My study for this course will use the phenomenological approach as I look at student experiences with a voluntary study abroad experience in a developing country. I was fairly certain that this was the right fit for my interests, but reading the phenomenological study confirmed that I had chosen appropriately. As I read the other sample studies in this chapter, I realized that I was asking myself, “Could this have been approached phenomenologically?” I thought the grounded theory study regarding survivors of childhood sexual abuse could certainly have been reframed as a phenomenological question, as could the case study. I suppose the ethnographic study might also have been approached phenomenologically if the author (who, by the way, I thought was far too involved in the culture to be writing about it) had perhaps spoken with several members of the sXe movement to ask about their experiences with a particular event or transition point.
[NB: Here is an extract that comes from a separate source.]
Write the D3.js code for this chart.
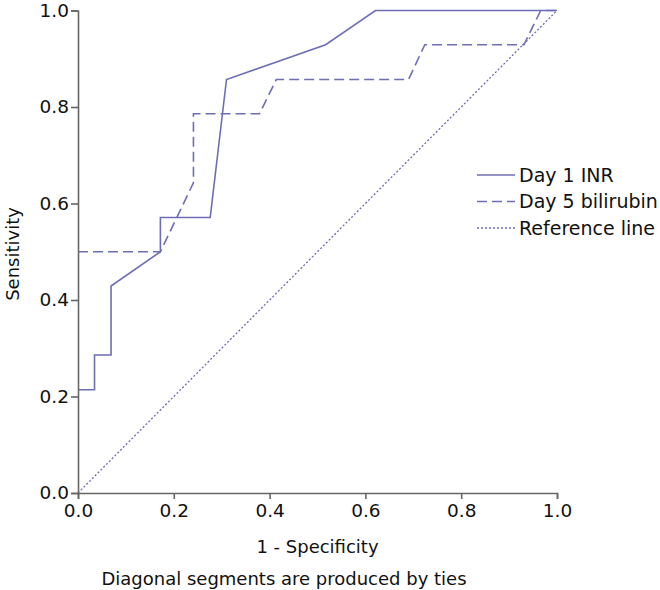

While these studies were well-suited to the approaches used by their respective authors, I enjoyed examining them through my newly acquired phenomenological lens.

I’m excited about the next few chapters of the Creswell text as they move into the nuts and bolts of designing and conducting a study. While this kind of research will be a challenge for me (queen of the introverts), I think I’ll really enjoy it. I anticipate good days ahead with my new buddy Creswell!

Tuesday, January 20, 2009

Starting Out

Since this is my first blog posting for Alex's Qual class, I should probably write something momentous. Of course, my brain is mush from 2 weeks of all-day classes, so momentous is a bit of a tall order.

Let's just see if this thing works. We'll see about "momentous" later.